In partnership with Transport for London, we are trialling something a bit different to try to stop ratrunning, support active travel and improve air quality in the longer term.
Air pollution shortens the lives of Londoners, leading to nearly 10,000 premature deaths each year. On the other hand, walking and cycling (also known as ‘active travel’) helps to improve people’s physical and mental health.
A Brent Healthy Neighbourhood (BHN) is a group of residential streets where vehicle traffic which isn’t local to the area is either discouraged or removed. These areas are also sometimes referred to as 'Low Traffic Neighbourhoods'.
In a BHN, residents are still able to drive onto their street and get deliveries. However, road closures are placed at certain points within neighbourhoods to stop “non-local” traffic (cars, lorries, vans, for example) from passing through the area.
Why do we need Brent Healthy Neighbourhoods?

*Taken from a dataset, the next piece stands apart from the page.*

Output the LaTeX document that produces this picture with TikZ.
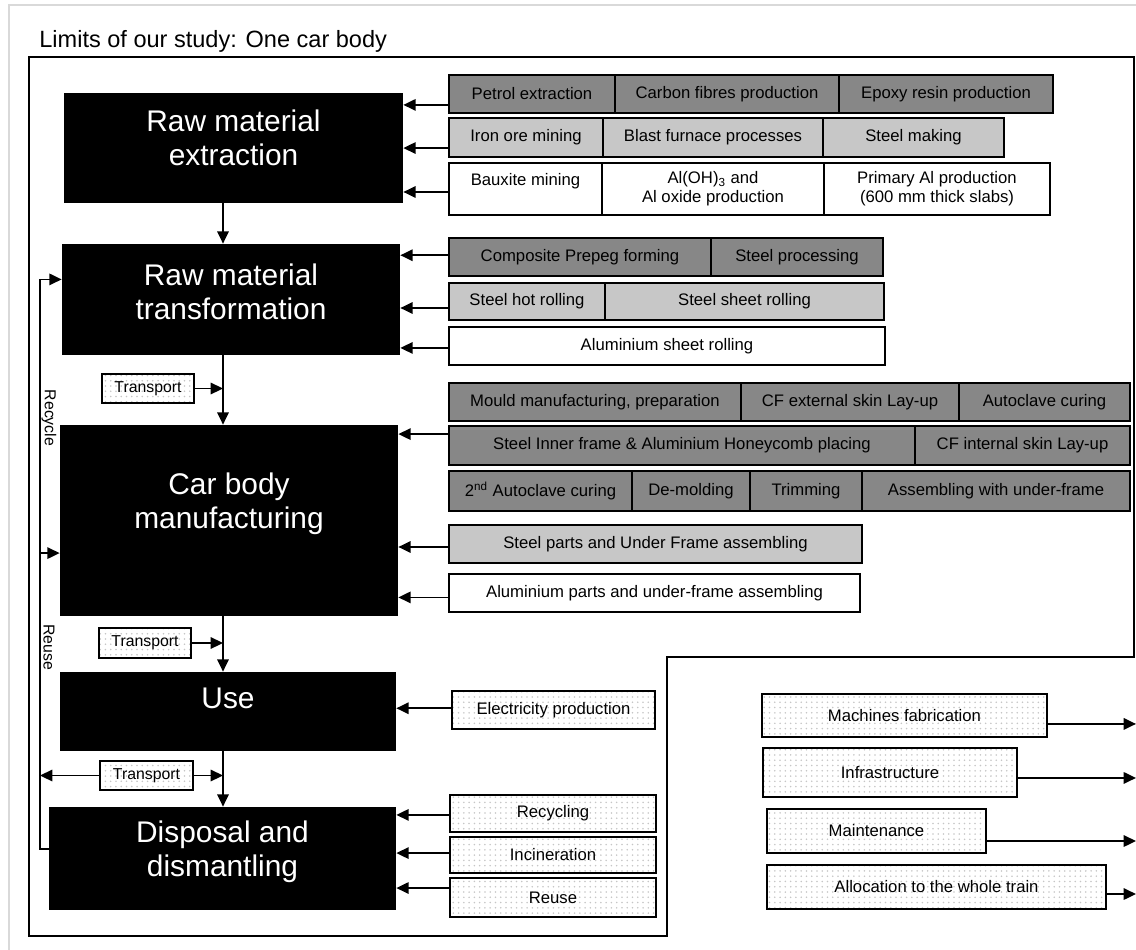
\documentclass[tikz,border=0pt]{standalone}
\usepackage{fontspec}
\setmainfont{Liberation Sans}
\usetikzlibrary{arrows.meta,positioning,calc,patterns}
\definecolor{cfgray}{gray}{0.53}
\definecolor{stgray}{gray}{0.78}
\definecolor{framegray}{gray}{0.85}
\tikzset{box/.style args={#1/#2/#3/#4}{minimum width={(#2-#1)*0.02cm}, minimum height={(#4-#3)*0.02cm}, at={({(#1+#2)/2},{(#3+#4)/2})}},
 stage/.style={fill=black, draw=none, inner sep=0pt},
 stagetext/.style={text=white, align=center, font=\fontsize{17}{19.5}\selectfont},
 cell/.style={draw, line width=0.8pt, inner sep=0pt, align=center, font=\fontsize{9.5}{11}\selectfont},
 cfcell/.style={cell, fill=cfgray},
 stcell/.style={cell, fill=stgray},
 alcell/.style={cell, fill=white},
 dotcell/.style={cell, pattern=dots, pattern color=gray!45},
 sidetext/.style={font=\fontsize{9}{10}\selectfont, inner sep=0pt},
 flow/.style={line width=1pt, -{Triangle[length=7pt,width=6.5pt]}},
 }

\begin{document}
\begin{tikzpicture}[x=0.02cm, y=-0.02cm]
        \useasboundingbox (0,0) rectangle (1136,950);
        \draw[framegray, line width=1.2pt] (9,950) -- (9,5) -- (1136,5);
        \node[anchor=base west, inner sep=0pt, font=\fontsize{13.4}{15}\selectfont] (title) at (39,47) {Limits of our study: One car body};
        % limits of the study
        \draw[line width=1pt] (29,57) -- (1134,57) -- (1134,657) -- (667,657) -- (667,936) -- (29,936) -- cycle;

        % life cycle stages
        \node[stage, box=64/403/93/203] (ext) {};
        \node[stage, box=62/400/244/355] (trans) {};
        \node[stage, box=60/398/425/616] (car) {};
        \node[stage, box=60/396/672/751] (use) {};
        \node[stage, box=49/396/807/910] (disp) {};
        \node[stagetext] (extT) at ([yshift=6pt]ext.center) {Raw material\\extraction};
        \node[stagetext] (transT) at ([yshift=4.5pt]trans.center) {Raw material\\transformation};
        \node[stagetext] (carT) at ([yshift=9.5pt]car.center) {Car body\\manufacturing};
        \node[stagetext] (useT) at ([yshift=7.5pt]use.center) {Use};
        \node[stagetext] (dispT) at ([yshift=4pt]disp.center) {Disposal and\\dismantling};

        \coordinate (spine) at (223,0);
        \draw[flow] (ext.south -| spine) -- (trans.north -| spine);
        \draw[flow] (trans.south -| spine) -- (car.north -| spine);
        \draw[flow] (car.south -| spine) -- (use.north -| spine);
        \draw[flow] (use.south -| spine) -- (disp.north -| spine);

        % transport
        \node[dotcell, font=\fontsize{9}{10}\selectfont, box=102/194/374/403] (tra1) {Transport};
        \node[dotcell, font=\fontsize{9}{10}\selectfont, box=99/191/628/658] (tra2) {Transport};
        \node[dotcell, font=\fontsize{9}{10}\selectfont, box=100/193/761/790] (tra3) {Transport};
        \foreach \t in {tra1, tra2, tra3} {
            \draw[flow] (\t.east) -- (\t.east -| spine);
        }

        % recycle and reuse loop
        \coordinate (loop) at (40,0);
        \coordinate (rin) at ($(disp.north west)!.41!(disp.south west)$);
        \coordinate (tin) at ($(trans.north west)!.32!(trans.south west)$);
        \coordinate (cin) at ($(car.north west)!.67!(car.south west)$);
        \draw[flow] (rin) -- (rin -| loop) -- (tin -| loop) -- (tin);
        \draw[flow] (cin -| loop) -- (cin);
        \draw[flow] (tra3.west) -- (tra3.west -| loop);
        \node[sidetext, rotate=-90] (recycle) at (49,418) {Recycle};
        \node[sidetext, rotate=-90] (reuse) at (49,647) {Reuse};

        % raw material extraction
        \foreach \a/\b/\n/\t in {449/615/petrol/Petrol extraction, 615/839/cfib/Carbon fibres production, 839/1053/epoxy/Epoxy resin production}
            \node[cfcell, box=\a/\b/75/113] (\n) {\t};
        \foreach \a/\b/\n/\t in {449/603/iron/Iron ore mining, 603/823/blast/Blast furnace processes, 823/1004/smak/Steel making}
            \node[stcell, box=\a/\b/118/157] (\n) {\t};
        \foreach \a/\b/\n/\t in {449/602/baux/{Bauxite mining\\\mbox{}}, 602/824/oxide/{Al(OH)\textsubscript{3} and\\Al oxide production}, 824/1050/prim/{Primary Al production\\(600 mm thick slabs)}}
            \node[alcell, box=\a/\b/163/215] (\n) {\t};
        \draw[flow] ([yshift=-6.2pt]petrol.west) -- ([yshift=-6.2pt]petrol.west -| ext.east);
        \draw[flow] ([yshift=-6pt]iron.west) -- ([yshift=-6pt]iron.west -| ext.east);
        \draw[flow] ([yshift=-1.7pt]baux.west) -- ([yshift=-1.7pt]baux.west -| ext.east);

        % raw material transformation
        \node[cfcell, box=449/711/238/276] (prepeg) {Composite Prepeg forming};
        \node[cfcell, box=711/883/238/276] (sproc) {Steel processing};
        \node[stcell, box=449/605/283/320] (hot) {Steel hot rolling};
        \node[stcell, box=605/884/283/320] (sheet) {Steel sheet rolling};
        \node[alcell, box=449/885/327/365] (alsheet) {Aluminium sheet rolling};
        \draw[flow] ([yshift=1pt]prepeg.west) -- ([yshift=1pt]prepeg.west -| trans.east);
        \draw[flow] ([yshift=-3.7pt]hot.west) -- ([yshift=-3.7pt]hot.west -| trans.east);
        \draw[flow] ([yshift=-1.1pt]alsheet.west) -- ([yshift=-1.1pt]alsheet.west -| trans.east);

        % car body manufacturing
        \foreach \a/\b/\n/\t in {449/741/mould/{Mould manufacturing, preparation}, 741/959/cfext/CF external skin Lay-up, 959/1130/auto/Autoclave curing}
            \node[cfcell, box=\a/\b/383/421] (\n) {\t};
        \foreach \a/\b/\n/\t in {449/915/inner/Steel Inner frame \& Aluminium Honeycomb placing, 915/1130/cfint/CF internal skin Lay-up}
            \node[cfcell, box=\a/\b/426/465] (\n) {\t};
        \foreach \a/\b/\n/\t in {449/632/auto2/2\textsuperscript{nd} Autoclave curing, 632/750/demold/De-molding, 750/862/trim/Trimming, 862/1130/assem/Assembling with under-frame}
            \node[cfcell, box=\a/\b/471/511] (\n) {\t};
        \node[stcell, box=449/862/525/563] (stparts) {Steel parts and Under Frame assembling};
        \node[alcell, box=449/860/574/612] (alparts) {Aluminium parts and under-frame assembling};
        \draw[flow] ([yshift=6.5pt]inner.west) -- ([yshift=6.5pt]inner.west -| car.east);
        \draw[flow] ([yshift=-1.7pt]stparts.west) -- ([yshift=-1.7pt]stparts.west -| car.east);
        \draw[flow] ([yshift=-2.5pt]alparts.west) -- ([yshift=-2.5pt]alparts.west -| car.east);

        % use and end of life
        \node[dotcell, box=452/655/691/729] (elec) {Electricity production};
        \draw[flow] ([yshift=1pt]elec.west) -- ([yshift=1pt]elec.west -| use.east);
        \node[dotcell, box=450/656/795/832] (recyc) {Recycling};
        \node[dotcell, box=450/656/837/873] (incin) {Incineration};
        \node[dotcell, box=450/656/878/917] (reus) {Reuse};
        \draw[flow] ([yshift=-0.8pt]recyc.west) -- ([yshift=-0.8pt]recyc.west -| disp.east);
        \draw[flow] ([yshift=1.1pt]incin.west) -- ([yshift=1.1pt]incin.west -| disp.east);
        \draw[flow] ([yshift=5.4pt]reus.west) -- ([yshift=5.4pt]reus.west -| disp.east);

        % outside the limits
        \coordinate (edge) at (1136,0);
        \node[dotcell, box=762/1047/694/737] (mach) {Machines fabrication};
        \node[dotcell, box=763/1017/748/797] (infra) {Infrastructure};
        \node[dotcell, box=767/986/809/853] (maint) {Maintenance};
        \node[dotcell, box=767/1106/865/909] (alloc) {Allocation to the whole train};
        \draw[flow] ([yshift=-4.8pt]mach.east) -- ([yshift=-4.8pt]mach.east -| edge);
        \draw[flow] ([yshift=-3.1pt]infra.east) -- ([yshift=-3.1pt]infra.east -| edge);
        \draw[flow] ([yshift=-5.7pt]maint.east) -- ([yshift=-5.7pt]maint.east -| edge);
        \draw[flow] ([yshift=-4pt]alloc.east) -- ([yshift=-4pt]alloc.east -| edge);
    \end{tikzpicture}
\end{document}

Our travel habits changed during the pandemic, and so we have unique opportunity to rethink how we get around and to try to improve people’s health and local air quality. Whilst the pandemic is our most pressing concern, the climate emergency has not gone away and we remain committed to policies that move us closer to carbon zero by 2030.
Aims of these schemes include:
- Fewer cars cutting through residential streets
- Healthier travel, encouraging more walking and cycling
- Less traffic in the wider area (this is called ‘traffic evaporation’ and happens as people adjust their travel habits)
- In the longer term, improved air quality for our lungs and our environment
How do they work?
Colourful planters are placed at strategic points to stop traffic from using the residential road as a cut-through. But people who live on that road still have access.
Everyone will be able to walk and cycle through the area and residents can still drive to their home using an altered route. Emergency access is also available.